Under the new “Code of Practice for Inspecting and Certifying Buildings and Works” which was produced by the Department of the Environment, Community & Local Government to provide guidance with respect to inspecting and certifying works for compliance with the requirements of the Building Regulations, there is a great emphasis on fire-safety inspections and certification. It is mentioned under sub-headings several times in the document, leading most of our architectural clients to seek documentation to cover their certificates and requesting us to independently carry out the site inspections and sign the ancillary certificates for the whole Part B/ Fire Safety element of the Building Regulations.
Other changes in the new TGD(B)2015 will be a general update to the Codes and referenced standards which are now out of date. This will include the newest IS 3218: 2013 (Fire detection & alarm systems) and IS 3217: 2013 (Emergency lighting systems). It will also include BS 9999 and BS 9991. Some extracts from the latter document will likely be incorporated into the new TGD(B)2015 much like Approved Document B from the UK did with the older standard BS 5588.
There is an interesting inclusion of a new “purpose group” which will be called “Community Dwellings”. This is very refreshing news to Pro-Fire and Design, as we deal with a lot of these property types and often have to use a Fire Engineering solution to reduce the onerous costs of compliance to design these buildings to an unnecessarily high specification. This is great news for our clients. For these types of buildings, they are bringing in a new rule where they will not require a Disabled Access Certificate. The reason for this is because there is another suite of standards that these type of buildings need to follow, so it will make the whole process much easier.
One risky situation which will be removed from the new TGD(B)2015 is the ability to escape over flat roofs. This will no longer be allowed over buildings not in the same ownership. Experience has led all professionals involved in Fire Safety to see the issues with this situation. With the introduction of Management systems in the new TGD(B)2015 it is clear to see that managing your own property is difficult enough, without trying to manage another person’s property too.
In relation to the Management systems mentioned above, BS 9999 contains a matrix of different management levels, but in the new TGD(B)2015 they mentioned there will be an extra commentary on this, to reduce the level of management to a reasonable level which they have agreed is quite adequate. Hopefully, this will tie in with the Fire Safety Register to make everything easier to organise and follow.
They are proposing an expansion to the occupancy types from the 2006 version (TGD(B)2006) which we agree is much needed.
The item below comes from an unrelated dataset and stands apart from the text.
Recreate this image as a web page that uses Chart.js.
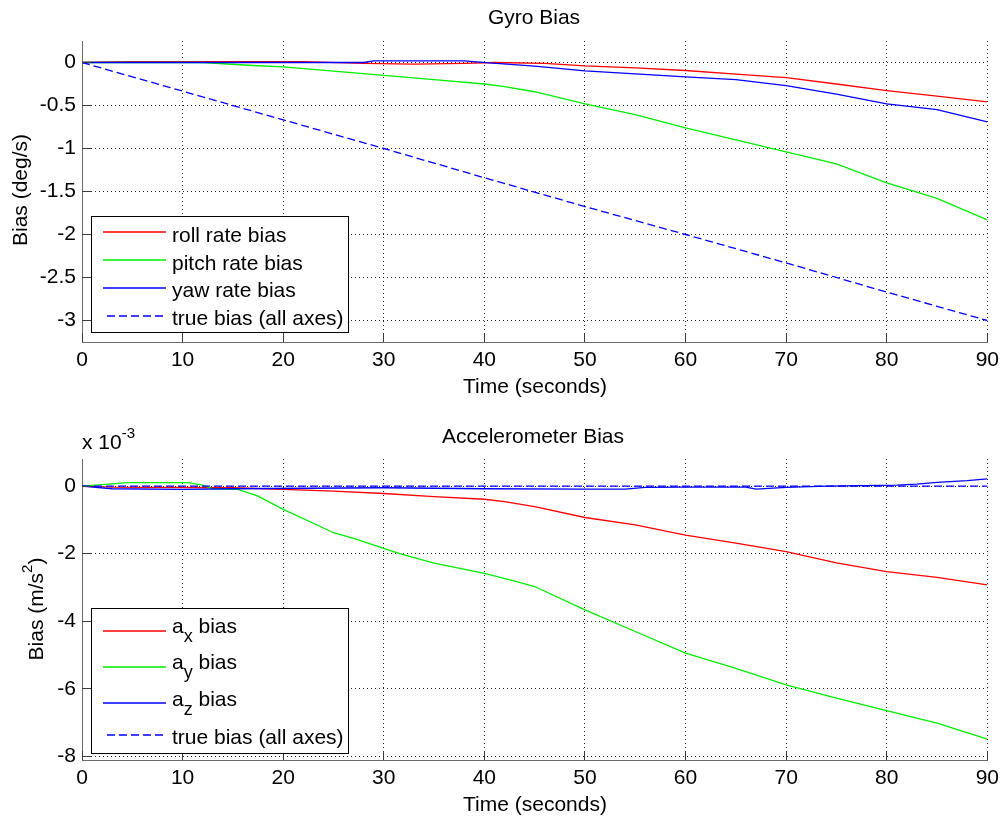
<!DOCTYPE html>
<html>
<head>
<meta charset="utf-8">
<title>Gyro and Accelerometer Bias</title>
<script src="https://cdn.jsdelivr.net/npm/chart.js@4.4.1/dist/chart.umd.min.js"></script>
<style>
  html, body { margin: 0; padding: 0; background: #fff; }
  #wrap { position: relative; width: 1005px; height: 818px; overflow: hidden; }
  canvas { position: absolute; left: 0; }
  #gyro { top: 0; }
  #accel { top: 410px; }
</style>
</head>
<body>
<div id="wrap">
  <canvas id="gyro" width="1005" height="410"></canvas>
  <canvas id="accel" width="1005" height="408"></canvas>
</div>
<script>
// ---- Shared axis ticks ----
const timeTicks = [0, 10, 20, 30, 40, 50, 60, 70, 80, 90];
const gyroTicks = [0, -0.5, -1, -1.5, -2, -2.5, -3];
const accelTicks = [0, -2, -4, -6, -8];          // units of 1e-3 m/s^2

// ---- Gyro bias estimates (deg/s) ----
const rollTime  = [0, 4.5, 22, 28, 33, 38, 41, 46, 50, 55, 60, 65, 70, 75, 80, 85, 90];
const rollBias  = [0, 0.01, 0.01, -0.01, -0.02, -0.01, 0, -0.01, -0.04, -0.062, -0.093, -0.136, -0.175, -0.25, -0.326, -0.39, -0.458];

const pitchTime = [0, 12, 17, 20, 25, 30, 35, 40, 42, 45, 50, 55, 60, 65, 70, 75, 80, 85, 90];
const pitchBias = [0, 0, -0.035, -0.05, -0.1, -0.15, -0.2, -0.25, -0.28, -0.34, -0.48, -0.606, -0.76, -0.9, -1.04, -1.18, -1.4, -1.58, -1.83];

const yawTime   = [0, 28, 29, 38, 40.5, 45, 50, 55, 60, 65, 70, 75, 80, 85, 90];
const yawBias   = [0, 0, 0.02, 0.02, -0.005, -0.043, -0.097, -0.132, -0.167, -0.198, -0.268, -0.369, -0.48, -0.548, -0.69];

const gyroTrueTime = [0, 10, 20, 30, 40, 50, 60, 70, 80, 90];
const gyroTrueBias = [0, -0.333, -0.667, -1.0, -1.34, -1.675, -2.0, -2.33, -2.67, -3.0];

// ---- Accelerometer bias estimates (x 1e-3 m/s^2) ----
const axTime = [0, 3, 15, 20, 25, 30, 35, 40, 42, 45, 50, 55, 60, 65, 70, 75, 80, 85, 90];
const axBias = [0, -0.03, -0.05, -0.1, -0.15, -0.22, -0.31, -0.39, -0.46, -0.61, -0.93, -1.15, -1.45, -1.69, -1.94, -2.27, -2.53, -2.7, -2.92];

const ayTime = [0, 2, 4.5, 10.5, 12, 13, 15.5, 17.5, 20, 23, 25, 27, 30, 31.5, 35, 40, 41.6, 43.3, 45, 50, 55, 60, 65, 70, 75, 80, 85, 90];
const ayBias = [0, 0.04, 0.1, 0.1, 0.03, -0.08, -0.1, -0.3, -0.69, -1.1, -1.38, -1.55, -1.84, -1.99, -2.28, -2.58, -2.7, -2.83, -2.97, -3.66, -4.3, -4.94, -5.39, -5.88, -6.27, -6.64, -7.01, -7.48];

const azTime = [0, 3, 10, 15, 30, 40, 50, 54, 56, 60, 66, 67, 70, 74, 81, 83, 85, 88, 90];
const azBias = [0, -0.08, -0.1, -0.08, -0.05, -0.08, -0.09, -0.09, -0.04, -0.03, -0.03, -0.09, -0.04, 0, 0.03, 0.06, 0.11, 0.16, 0.21];

const accelTrueTime = [0, 90];
const accelTrueBias = [0, 0];

// ---- Labels ----
const gyroLabels  = ['roll rate bias', 'pitch rate bias', 'yaw rate bias', 'true bias (all axes)'];
const accelLabels = ['a_x bias', 'a_y bias', 'a_z bias', 'true bias (all axes)'];

const FONT = '"Liberation Sans", Arial, Helvetica, sans-serif';
const FS = 21;
const RED = '#ff0000', GREEN = '#00ee00', BLUE = '#0000ff';

function pts(ts, vs) { return ts.map((t, i) => ({ x: t, y: vs[i] })); }

// Split "a_x", "m/s^2", "10^{-3}" into plain / subscript / superscript runs
function parseTex(s) {
  const parts = [];
  const re = /([_^])(\{[^}]*\}|.)/g;
  let last = 0, m;
  while ((m = re.exec(s))) {
    if (m.index > last) parts.push({ t: s.slice(last, m.index), k: 0 });
    let body = m[2];
    if (body[0] === '{') body = body.slice(1, -1);
    parts.push({ t: body, k: m[1] === '_' ? -1 : 1 });
    last = re.lastIndex;
  }
  if (last < s.length) parts.push({ t: s.slice(last), k: 0 });
  return parts;
}

function drawTex(ctx, s, x, y, align, size) {
  const parts = parseTex(s);
  const fontOf = p => (p.k === 0 ? size : p.k < 0 ? Math.round(size * 0.85) : Math.round(size * 0.7)) + 'px ' + FONT;
  let w = 0;
  for (const p of parts) { ctx.font = fontOf(p); p.w = ctx.measureText(p.t).width; w += p.w; }
  let cx = align === 'center' ? x - w / 2 : align === 'right' ? x - w : x;
  ctx.textAlign = 'left';
  ctx.textBaseline = 'alphabetic';
  for (const p of parts) {
    ctx.font = fontOf(p);
    const dy = p.k < 0 ? size * 0.42 : p.k > 0 ? -size * 0.52 : 0;
    ctx.fillText(p.t, cx, y + dy);
    cx += p.w;
  }
}

function align(p) { return Math.round(p - 0.5) + 0.5; }

// Titles, axis labels, inward tick marks and the boxed legend
const decor = {
  id: 'decor',
  afterDraw(chart, args, o) {
    const ctx = chart.ctx, a = chart.chartArea;
    const xs = chart.scales.x, ys = chart.scales.y;
    ctx.save();

    // inward tick marks on the two drawn axes
    ctx.strokeStyle = '#3a3a3a';
    ctx.lineWidth = 1;
    ctx.beginPath();
    xs.ticks.forEach(t => {
      const px = align(xs.getPixelForValue(t.value));
      ctx.moveTo(px, a.bottom);
      ctx.lineTo(px, a.bottom - 9);
    });
    ys.ticks.forEach(t => {
      const py = align(ys.getPixelForValue(t.value));
      ctx.moveTo(a.left, py);
      ctx.lineTo(a.left + 9, py);
    });
    ctx.stroke();

    ctx.fillStyle = '#000';
    drawTex(ctx, o.title.text, o.title.x, o.title.y, 'center', FS);
    drawTex(ctx, o.xlabel.text, o.xlabel.x, o.xlabel.y, 'center', FS);
    if (o.exponent) drawTex(ctx, o.exponent.text, o.exponent.x, o.exponent.y, 'left', FS);

    ctx.save();
    ctx.translate(o.ylabel.x, o.ylabel.y);
    ctx.rotate(-Math.PI / 2);
    drawTex(ctx, o.ylabel.text, 0, 0, 'center', FS);
    ctx.restore();

    // legend
    const L = o.legend;
    ctx.fillStyle = '#fff';
    ctx.fillRect(L.left, L.top, L.right - L.left, L.bottom - L.top);
    ctx.strokeStyle = '#000';
    ctx.lineWidth = 1;
    ctx.strokeRect(L.left, L.top, L.right - L.left, L.bottom - L.top);
    chart.data.datasets.forEach((ds, i) => {
      const ly = Math.round(L.lineY[i]);
      ctx.save();
      ctx.strokeStyle = ds.borderColor;
      ctx.lineWidth = 1.5;
      ctx.setLineDash(ds.borderDash || []);
      ctx.beginPath();
      ctx.moveTo(ds.borderDash ? L.dashX0 : L.lineX0, ly);
      ctx.lineTo(L.lineX1, ly);
      ctx.stroke();
      ctx.restore();
      ctx.fillStyle = '#000';
      drawTex(ctx, ds.label, L.textX, L.textY[i], 'left', FS);
    });
    ctx.restore();
  }
};

function makeChart(id, datasets, yTicks, yMin, yMax, padTop, xAxisH, decorOpts) {
  return new Chart(document.getElementById(id), {
    type: 'line',
    data: { datasets },
    plugins: [decor],
    options: {
      responsive: false,
      animation: false,
      events: [],
      layout: { autoPadding: false, padding: { top: padTop, right: 15, bottom: 0, left: 0 } },
      elements: { point: { radius: 0 }, line: { tension: 0, borderWidth: 1.3 } },
      plugins: { legend: { display: false }, tooltip: { enabled: false }, title: { display: false }, decor: decorOpts },
      scales: {
        x: {
          type: 'linear', min: 0, max: 90,
          afterBuildTicks: s => { s.ticks = timeTicks.map(v => ({ value: v })); },
          afterFit: s => { s.height = xAxisH; },
          grid: { color: 'rgba(0,0,0,0.85)', lineWidth: 1, drawTicks: false },
          border: { display: true, color: '#6a6a6a', width: 1, dash: [1, 3] },
          ticks: { font: { family: FONT, size: FS }, color: '#000', padding: 6, maxRotation: 0, autoSkip: false,
                   callback: v => String(v) }
        },
        y: {
          type: 'linear', min: yMin, max: yMax,
          afterBuildTicks: s => { s.ticks = yTicks.map(v => ({ value: v })); },
          afterFit: s => { s.width = 82; },
          grid: { color: 'rgba(0,0,0,0.85)', lineWidth: 1, drawTicks: false },
          border: { display: true, color: '#6a6a6a', width: 1, dash: [1, 3] },
          ticks: { font: { family: FONT, size: FS }, color: '#000', padding: 6, autoSkip: false,
                   callback: v => String(v) }
        }
      }
    }
  });
}

function line(label, ts, vs, color, order, dash) {
  const d = { label, data: pts(ts, vs), borderColor: color, pointRadius: 0, fill: false, order };
  if (dash) d.borderDash = dash;
  return d;
}

makeChart('gyro', [
  line(gyroLabels[0], rollTime, rollBias, RED, 4),
  line(gyroLabels[1], pitchTime, pitchBias, GREEN, 3),
  line(gyroLabels[2], yawTime, yawBias, BLUE, 2),
  line(gyroLabels[3], gyroTrueTime, gyroTrueBias, BLUE, 1, [8, 4])
], gyroTicks, -3.25, 0.25, 41, 68, {
  title:  { text: 'Gyro Bias', x: 534, y: 24 },
  xlabel: { text: 'Time (seconds)', x: 535, y: 393 },
  ylabel: { text: 'Bias (deg/s)', x: 27, y: 190 },
  legend: { left: 91.5, top: 216.5, right: 348.5, bottom: 332.5,
            lineX0: 103, dashX0: 107, lineX1: 166, textX: 172,
            lineY: [232.3, 260.3, 288, 315.7], textY: [241.7, 269.7, 297.4, 325.1] }
});

makeChart('accel', [
  line(accelLabels[0], axTime, axBias, RED, 4),
  line(accelLabels[1], ayTime, ayBias, GREEN, 3),
  line(accelLabels[2], azTime, azBias, BLUE, 2),
  line(accelLabels[3], accelTrueTime, accelTrueBias, BLUE, 1, [8, 4])
], accelTicks, -8.1, 0.8, 49, 58, {
  title:    { text: 'Accelerometer Bias', x: 533, y: 33 },
  xlabel:   { text: 'Time (seconds)', x: 535, y: 401 },
  exponent: { text: 'x 10^{-3}', x: 82, y: 39 },
  ylabel:   { text: 'Bias (m/s^2)', x: 43, y: 199 },
  legend: { left: 91.5, top: 198.5, right: 348.5, bottom: 343.5,
            lineX0: 103, dashX0: 107, lineX1: 166, textX: 172,
            lineY: [220.7, 256.7, 293.3, 325], textY: [222.7, 259.3, 296, 334] }
});
</script>
</body>
</html>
Both BS 9999 and Approved Document B from the UK have expanded lists and this is welcome news, as we often have to refer to UK documents to propose alternative solutions, so this should simplify the process.
There are many more items changed which apply to houses such as changes to loft conversions, changes to the provision of replacement windows and clarification of wording, even down to the way the escape window opens in a house for rescue. The fire detection and alarm system specification and separating walls also see new upgrades in the new TGD(B)2015.
For commercial buildings, compartment sizes and evacuation lifts see changes and also clarification on refuges and measuring the width of a door.
At the end of the seminar there was a little bit of discussion. They discussed the requirements for sprinklers in new nursing homes, and changes to open-plan living arrangements in houses.
One attendee was concerned about the implications that the provision of sprinklers in new nursing homes would have on older nursing homes and very concerned about making little extensions or alterations to existing nursing homes. He sought to clarify this in the written document as he was concerned that a Local Authority Fire Officer might ask that the entire nursing home be upgraded If an extension was added, leading the whole project to become unfeasible.
Here at Pro-Fire & Design we are looking forward to the official release of the new TGD(B)2015 as it has been in the pipeline for a number of years.
When the document is released Pro-Fire and Design will be one of the first in line to update our clients with a detailed presentation on the real implications as to how they will affect clients, developers and architects, and the implications of the extra regulations on the cost to design and build.
* FROM EARLIER
A new service we are offering our Architectural clients is a “Pro-Fire-Cert” which is like a Fire Safety Certificate for a House.
We offer Ancillary Certification on houses too, as this has become increasingly popular in the last few months.
Most of our architectural clients are now seeking documentation (a “Fire Safety Statement”) to cover their certificates and requesting us to independently carry out the site inspections and sign the ancillary certificates for the whole Part B/ Fire Safety element of the Building Regulations.
Following a number of these requests since March 1st, 2014, we decided that what we were producing was essentially a Fire Safety Certificate for a house, and that our package was just like an Application for a commercial building.
Please note that a Fire Cert is not required under the current regulations for a house- We produce these only because our Architectural clients now demand them in their efforts to ensure compliance:
Our Package consists of the following:
- “Pro-Fire-Cert” for a 2 storey standard House(This can be described as being similar to a Fire Safety Application for a Commercial building, and contains a “Compliance Report” which shows the fire safety strategy, marked up drawings which show the fire detection specification and system and the Ancillary Design Cert for fire safety, and your Design cert for the Fire detection and alarm system)
- Ancillary Certification (Fire- Inspection and Completion) This is based on essential inspections being carried out also.
- Inspection and Report (Fire): To sign the certificate of compliance (The Inspection & Report & Completion certificates for Ancillary Certifiers) we need to carry out site inspections. The frequency is based on the Plan produced by the clients Assigned Certifier but we are finding for the Fire Safety element it is usually 1 or 2 for a standard sized two-storey house, and maybe 2-3 for a two storey house with a loft conversion and upgrade.